The precious metals market has become a theater of extreme volatility. After a historic “melt-up” that saw gold and silver shatter all-time records in 2025 and the first weeks of January 2026, the market experienced a sudden, violent correction. Understanding this requires looking at the structural forces that built the rally and the specific catalysts that eventually triggered the sell-off.
The meteoric rise of gold (peaking near $5,600/oz) and silver (hitting $121/oz) was not driven by a single factor, but by a rare “perfect storm” of geopolitical and monetary conditions.
Geopolitical Fragmentation: The “Trump 2.0” administration’s aggressive tariff announcements and unpredictable foreign policy (including tensions surrounding Greenland and Iran) created a climate of deep uncertainty. Investors fled to gold as a “re-pricing of trust” in the traditional post-Cold War order.
Central Bank “De-Dollarisation”: Emerging market central banks, led by Poland, India, and China, shifted aggressively into gold to diversify away from the U.S. dollar. In 2025, gold’s share of global official reserves hit a historic 20%.
Monetary Policy and Real Yields: Expectations of persistently negative real interest rates and a weakening U.S. dollar (which hit a four-year low in early January 2026) made non-yielding assets like bullion highly attractive.
Silver’s Structural Deficit: Silver outperformed gold due to a 5th consecutive year of supply deficits. Surging demand from AI data centers, solar infrastructure, and Electric Vehicles met a stagnant mining supply, driving silver’s price parabolic.
The “Warsh Shock”
The turning point arrived with the nomination of Kevin Warsh to succeed Jerome Powell as Chair of the Federal Reserve. Known as an “inflation hawk” and a critic of balance sheet expansion, Warsh’s nomination immediately shifted market expectations.
The violence of the correction was historic, wiping out an estimated $7 trillion in market value in a matter of hours. Gold, which had peaked near a staggering $5,600 per ounce just days earlier, plummeted by over 9% in a single session to break below the $5,000 level. This marked its steepest one-day percentage drop since the early 1980s. The devastation in the silver market was even more profound. After hitting an all-time high of $121 per ounce, silver crashed by over 36% in a single day, its worst performance in history, earning it the title of a “widowmaker” trade. This unprecedented volatility shattered the calm of a market that had been in an almost uninterrupted upward trajectory for over a year.

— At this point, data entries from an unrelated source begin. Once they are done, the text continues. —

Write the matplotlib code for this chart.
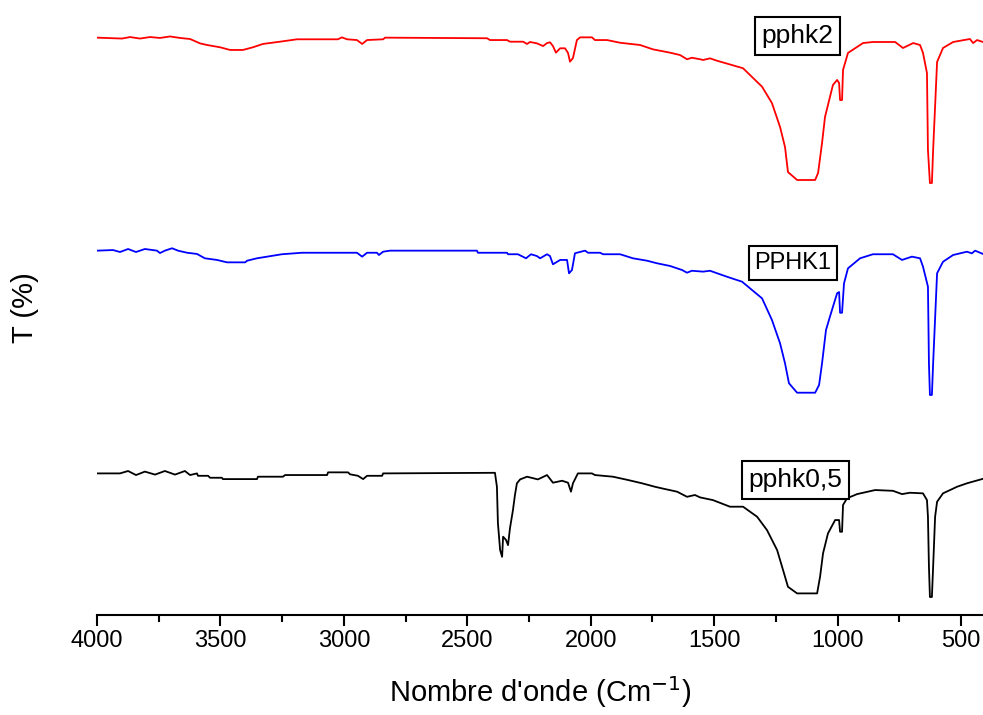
import matplotlib
matplotlib.use("Agg")
import matplotlib.pyplot as plt
from matplotlib.ticker import MultipleLocator

plt.rcParams['font.family'] = ['Liberation Sans', 'DejaVu Sans']

# --- spectres (nombre d'onde en cm-1, T en %) ---
w_pphk2 = [4000, 3899, 3866, 3826, 3785, 3745, 3704, 3664, 3623, 3583, 3554, 3502,
           3461, 3409, 3368, 3328, 3259, 3190, 3024, 3008, 2987, 2947, 2926, 2906,
           2841, 2833, 2420, 2408, 2339, 2327, 2274, 2258, 2246, 2218, 2193, 2177,
           2165, 2153, 2141, 2124, 2104, 2092, 2084, 2072, 2056, 2043, 1995, 1983,
           1934, 1881, 1800, 1748, 1679, 1638, 1610, 1590, 1557, 1545, 1517, 1488,
           1383, 1306, 1266, 1233, 1213, 1201, 1164, 1091, 1079, 1063, 1051, 1031,
           1019, 1002, 994, 990, 982, 978, 958, 897, 857, 767, 735, 694, 666, 654,
           638, 634, 626, 618, 613, 597, 573, 532, 464, 451, 435, 411]
T_pphk2 = [96.9, 96.3, 97.3, 96.3, 97.3, 96.7, 97.7, 96.7, 96.0, 93.1, 92.0, 90.5,
           88.7, 88.7, 90.5, 92.7, 94.2, 95.8, 95.8, 97.1, 95.8, 95.3, 92.7, 95.3,
           95.8, 96.9, 96.5, 95.3, 95.3, 94.2, 94.2, 92.7, 94.0, 93.1, 91.3, 93.3,
           93.8, 91.3, 86.9, 89.8, 89.8, 86.7, 80.9, 83.3, 95.3, 97.1, 97.1, 95.3,
           95.3, 93.5, 92.0, 89.1, 86.9, 85.3, 82.5, 83.5, 82.5, 82.0, 83.1, 81.5,
           76.5, 64.2, 53.3, 37.3, 24.0, 7.3, 2.0, 2.0, 6.7, 26.7, 44.0, 57.3,
           65.3, 68.7, 66.7, 55.3, 55.3, 75.3, 86.7, 93.3, 94.0, 94.0, 90.0, 93.3, 92.0, 86.7,
           73.3, 22.0, 0.0, 0.0, 22.0, 80.7, 90.0, 94.0, 96.0, 93.3, 95.3, 94.0]

w_pphk1 = [4000, 3935, 3907, 3874, 3842, 3806, 3757, 3745, 3725, 3696, 3672, 3635,
           3595, 3563, 3514, 3473, 3400, 3392, 3352, 3311, 3251, 3170, 2947, 2926,
           2906, 2866, 2858, 2841, 2813, 2461, 2457, 2339, 2335, 2295, 2262, 2242,
           2218, 2205, 2177, 2165, 2153, 2124, 2096, 2088, 2076, 2064, 2056, 2023,
           2011, 1962, 1950, 1881, 1829, 1772, 1732, 1679, 1630, 1610, 1590, 1545,
           1517, 1448, 1387, 1306, 1266, 1233, 1213, 1197, 1164, 1091, 1075, 1063,
           1047, 1031, 1002, 994, 990, 982, 974, 958, 909, 857, 776, 739, 699, 666,
           654, 634, 630, 626, 618, 613, 597, 573, 532, 476, 456, 443, 411]
T_pphk1 = [96.9, 97.3, 96.0, 98.0, 96.0, 98.0, 96.9, 95.3, 96.9, 98.5, 96.9, 95.5,
           94.7, 91.8, 90.7, 89.1, 89.1, 90.2, 91.8, 92.9, 94.5, 95.5, 95.5, 92.9,
           95.5, 95.5, 94.0, 96.2, 96.9, 96.9, 95.5, 95.5, 94.5, 94.5, 91.8, 94.5,
           93.3, 91.8, 94.5, 93.3, 87.8, 90.7, 90.7, 81.8, 84.0, 95.1, 95.5, 96.9,
           95.5, 95.5, 94.5, 94.5, 91.8, 90.2, 88.5, 86.7, 84.0, 82.2, 83.5, 82.9,
           83.5, 79.5, 76.2, 65.1, 50.7, 35.1, 21.8, 8.5, 2.2, 2.2, 7.3, 21.8,
           44.0, 52.9, 68.5, 69.3, 55.5, 55.5, 75.1, 85.1, 91.8, 94.5, 94.5, 90.7, 92.9, 91.8,
           86.2, 72.9, 21.8, 0.7, 0.7, 21.8, 81.8, 89.5, 94.0, 96.2, 95.1, 96.9, 94.7]

w_pphk05 = [4000, 3907, 3874, 3842, 3806, 3765, 3725, 3684, 3644, 3623, 3595, 3591,
            3550, 3542, 3494, 3490, 3352, 3348, 3247, 3238, 3068, 3064, 2983, 2975,
            2943, 2922, 2906, 2845, 2841, 2388, 2380, 2376, 2367, 2359, 2355, 2343,
            2335, 2327, 2315, 2307, 2299, 2286, 2258, 2214, 2177, 2153, 2116, 2092,
            2080, 2072, 2052, 1995, 1983, 1910, 1849, 1792, 1740, 1711, 1650, 1610,
            1578, 1557, 1505, 1436, 1383, 1326, 1286, 1245, 1221, 1201, 1164, 1083,
            1071, 1059, 1039, 1010, 994, 990, 982, 978, 962, 921, 848, 776, 739, 707,
            654, 638, 634, 630, 626, 618, 613, 605, 597, 573, 516, 476, 411]
T_pphk05 = [83.1, 83.1, 84.7, 82.0, 84.3, 82.3, 84.7, 82.3, 84.7, 82.0, 83.1, 81.5,
            81.5, 80.2, 80.2, 79.3, 79.3, 80.9, 80.9, 82.0, 82.0, 83.8, 83.8, 82.5,
            81.5, 79.3, 81.5, 81.5, 83.1, 83.5, 74.2, 50.0, 32.0, 27.5, 40.9, 38.7,
            35.3, 46.7, 58.7, 68.7, 76.5, 79.1, 80.9, 79.1, 82.0, 76.9, 78.2, 76.9,
            70.9, 76.5, 83.1, 83.1, 82.0, 80.9, 78.7, 76.5, 74.2, 73.1, 70.9, 67.5,
            68.7, 67.1, 65.3, 60.9, 60.9, 54.2, 45.3, 32.0, 18.7, 7.5, 3.1, 3.1,
            14.2, 29.8, 43.1, 52.0, 52.0, 44.2, 44.2, 62.0, 66.5, 69.3, 72.0, 71.5, 69.3, 70.2,
            69.8, 65.3, 54.2, 20.9, 0.7, 0.7, 20.9, 54.2, 64.2, 69.8, 74.2, 76.5, 79.5]

# décalages verticaux des courbes empilées
offset_pphk2 = 288
offset_pphk1 = 146
offset_pphk05 = 11.3

fig = plt.figure(figsize=(9.83, 7.15), dpi=100)
ax = fig.add_axes([97 / 983, 100 / 715, 886 / 983, 615 / 715])

ax.plot(w_pphk2, [t + offset_pphk2 for t in T_pphk2], color='#ff0000', lw=1.3)
ax.plot(w_pphk1, [t + offset_pphk1 for t in T_pphk1], color='#0000ff', lw=1.3)
ax.plot(w_pphk05, [t + offset_pphk05 for t in T_pphk05], color='black', lw=1.3)

ax.set_xlim(4000, 411)
ax.set_ylim(0, 410)

for s in ['top', 'right', 'left']:
    ax.spines[s].set_visible(False)
ax.spines['bottom'].set_linewidth(1.5)
ax.set_yticks([])

ax.xaxis.set_major_locator(MultipleLocator(500))
ax.xaxis.set_minor_locator(MultipleLocator(250))
ax.tick_params(axis='x', which='major', length=8, width=1.5, labelsize=17, pad=3)
ax.tick_params(axis='x', which='minor', length=5, width=1.5)

ax.set_xlabel("Nombre d'onde (Cm$^{-1}$)", fontsize=21, labelpad=16)
ax.set_ylabel("T (%)", fontsize=21, labelpad=42)

# étiquettes encadrées
box = dict(boxstyle='square,pad=0.25', facecolor='white', edgecolor='black', lw=1.5)
ax.text(1164, 386, 'pphk2', fontsize=19, ha='center', va='center', bbox=box)
ax.text(1181, 234.7, 'PPHK1', fontsize=17, ha='center', va='center', bbox=box)
ax.text(1172, 90, 'pphk0,5', fontsize=19, ha='center', va='center', bbox=box)

fig.savefig('out.png', dpi=100)
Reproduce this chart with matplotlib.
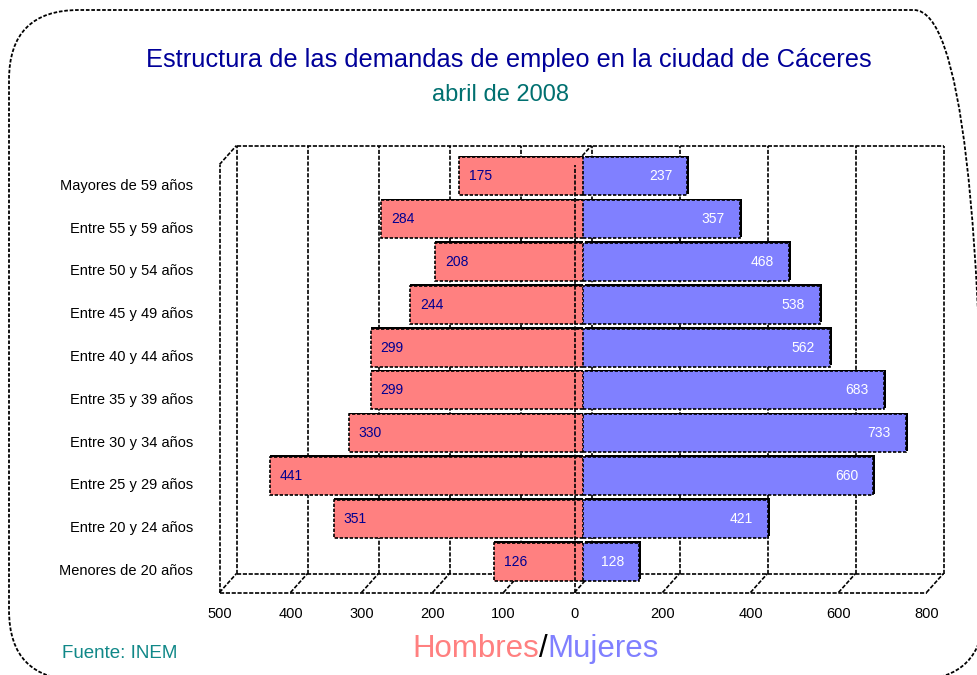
import matplotlib
matplotlib.use('Agg')
import matplotlib.pyplot as plt
from matplotlib.patches import FancyBboxPatch
from matplotlib.transforms import ScaledTranslation

plt.rcParams['font.family'] = ['Liberation Sans', 'DejaVu Sans']

# datos (de abajo hacia arriba)
grupos = ['Menores de 20 años', 'Entre 20 y 24 años', 'Entre 25 y 29 años',
          'Entre 30 y 34 años', 'Entre 35 y 39 años', 'Entre 40 y 44 años',
          'Entre 45 y 49 años', 'Entre 50 y 54 años', 'Entre 55 y 59 años',
          'Mayores de 59 años']
hombres = [126, 351, 441, 330, 299, 299, 244, 208, 284, 175]
mujeres = [128, 421, 660, 733, 683, 562, 538, 468, 357, 237]
ticks_h = [500, 400, 300, 200, 100, 0]
ticks_m = [0, 200, 400, 600, 800]

W, H = 978, 675
col_h = '#FF8080'
col_m = '#8080FF'
DX, DY = 8.5, 9.5  # profundidad del efecto 3D (px)
ls_frame = (0, (2.5, 1))

fig = plt.figure(figsize=(W / 100, H / 100), dpi=100)
fig.patch.set_facecolor('white')

# fondo en coordenadas de pixel
bg = fig.add_axes([0, 0, 1, 1], zorder=0)
bg.set_xlim(0, W)
bg.set_ylim(0, H)
bg.axis('off')

# marco redondeado
r = 70
bg.add_patch(FancyBboxPatch((9 + r, -5 + r), 975 - 2 * r, 670 - 2 * r,
                            boxstyle='round,pad=%d' % r, fc='none', ec='black',
                            lw=1.3, ls=(0, (2, 1)), clip_on=False))

y0 = 1 - 583 / H
hgt = 428 / H
ax_h = fig.add_axes([228 / W, y0, 355 / W, hgt], zorder=2)
ax_m = fig.add_axes([583 / W, y0, 352 / W, hgt], zorder=2)
for ax in (ax_h, ax_m):
    ax.set_ylim(-0.5, 9.5)
    ax.axis('off')
    ax.patch.set_alpha(0)
ax_h.set_xlim(500, 0)
ax_m.set_xlim(0, 800)


def P(ax, x, y, d):
    X, Y = ax.transData.transform((x, y))
    return X + d * DX, Y + d * DY


def seg(a, b, **kw):
    bg.plot([a[0], b[0]], [a[1], b[1]], color='black', lw=1.2, ls=ls_frame,
            solid_capstyle='butt', **kw)


# pared del fondo
seg(P(ax_h, 500, 9.5, 1), P(ax_m, 800, 9.5, 1))
seg(P(ax_h, 500, -0.5, 1), P(ax_m, 800, -0.5, 1))
for t in ticks_h:
    seg(P(ax_h, t, -0.5, 1), P(ax_h, t, 9.5, 1))
for t in ticks_m[1:]:
    seg(P(ax_m, t, -0.5, 1), P(ax_m, t, 9.5, 1))
# suelo
seg(P(ax_h, 500, -0.5, -1), P(ax_m, 800, -0.5, -1))
for t in ticks_h:
    seg(P(ax_h, t, -0.5, -1), P(ax_h, t, -0.5, 1))
for t in ticks_m[1:]:
    seg(P(ax_m, t, -0.5, -1), P(ax_m, t, -0.5, 1))
# pared izquierda
seg(P(ax_h, 500, -0.5, -1), P(ax_h, 500, 9.5, -1))
seg(P(ax_h, 500, 9.5, -1), P(ax_h, 500, 9.5, 1))
seg(P(ax_h, 0, 9.5, -1), P(ax_h, 0, 9.5, 1))

# barras
y = list(range(len(grupos)))
sh = ScaledTranslation(0.02, 0.015, fig.dpi_scale_trans)
ax_h.barh(y, hombres, height=0.89, color='black',
          transform=ax_h.transData + ScaledTranslation(0, 0.015, fig.dpi_scale_trans),
          zorder=1)
ax_m.barh(y, mujeres, height=0.89, color='black', transform=ax_m.transData + sh, zorder=1)
ax_h.barh(y, hombres, height=0.89, color=col_h, edgecolor='black', lw=1.2,
          ls=(0, (2, 1)), zorder=2)
ax_m.barh(y, mujeres, height=0.89, color=col_m, edgecolor='black', lw=1.2,
          ls=(0, (2, 1)), zorder=2)

# linea del cero (frontal)
f = ScaledTranslation(-DX / 100, -DY / 100, fig.dpi_scale_trans)
ax_m.plot([0, 0], [-0.5, 9.5], color='black', lw=1.2, ls=ls_frame,
          transform=ax_m.transData + f, clip_on=False, zorder=3)

# etiquetas de valores
off_h = ScaledTranslation(0.10, 0, fig.dpi_scale_trans)
off_m = ScaledTranslation(-0.15, 0, fig.dpi_scale_trans)
for i in y:
    ax_h.text(hombres[i], i, str(hombres[i]), ha='left', va='center',
              fontsize=10, color='#000090', transform=ax_h.transData + off_h,
              zorder=4)
    ax_m.text(mujeres[i], i, str(mujeres[i]), ha='right', va='center',
              fontsize=10, color='white', transform=ax_m.transData + off_m,
              zorder=4)

# etiquetas de categorias
for i, g in enumerate(grupos):
    xx, yy = P(ax_h, 500, i, -1)
    bg.text(193, yy, g, ha='right', va='center', fontsize=10.5,
            color='black')

# etiquetas del eje
for t in ticks_h:
    xx, yy = P(ax_h, t, -0.5, -1)
    bg.text(xx, yy - 22, str(t), ha='center', va='center', fontsize=10.5)
for t in ticks_m[1:]:
    xx, yy = P(ax_m, t, -0.5, -1)
    bg.text(xx, yy - 22, str(t), ha='center', va='center', fontsize=10.5)

# titulos
bg.text(509, H - 60, 'Estructura de las demandas de empleo en la ciudad de Cáceres',
        ha='center', va='center', fontsize=18.3, color='#000099')
bg.text(500, H - 95, 'abril de 2008', ha='center', va='center', fontsize=17,
        color='#007070')
bg.text(62, H - 653, 'Fuente: INEM', ha='left', va='center', fontsize=13.5,
        color='#108888')

bg.text(539, H - 657, 'Hombres', ha='right', va='baseline', fontsize=22.5,
        color=col_h)
bg.text(543, H - 657, '/', ha='center', va='baseline', fontsize=22.5,
        color='black')
bg.text(547.5, H - 657, 'Mujeres', ha='left', va='baseline', fontsize=22.5,
        color=col_m)

fig.savefig('out.png', dpi=100)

It was primarily the prospect of a “hawkish” Fed (one that might tighten liquidity and defend the dollar more aggressively) which caused the U.S. Dollar Index to rebound sharply.
The sell-off was also exacerbated by a few of the market’s own internal mechanics:
- Margin Squeezes: The CME Group implemented five margin hikes in just nine days. On the day of the crash, requirements for gold rose to 8% and silver to 15%, forcing over-leveraged “long” positions to liquidate instantly.
- Index Rebalancing: Following the massive 2025 gains, gold and silver had exceeded their allowed weightings in major commodity indices. This triggered automated, systematic selling by index funds to bring allocations back to target levels.
- Technical Exhaustion: Both metals were “overbought” by historical standards. Gold’s Relative Strength Index (RSI) had hit 90, and silver’s touched 93—levels suggesting a correction was not just likely, but inevitable.
Correction or Reversal?
While the $7 trillion market cap loss was staggering, many analysts view this as a “reality check” rather than the end of the bull market. The structural drivers—sovereign debt concerns, geopolitical instability, and industrial silver shortages—remain largely unchanged. For many institutional investors, the drop to $5,000 gold and $90 silver is being viewed as a long-awaited entry point into a market that had simply become too frothy to sustain.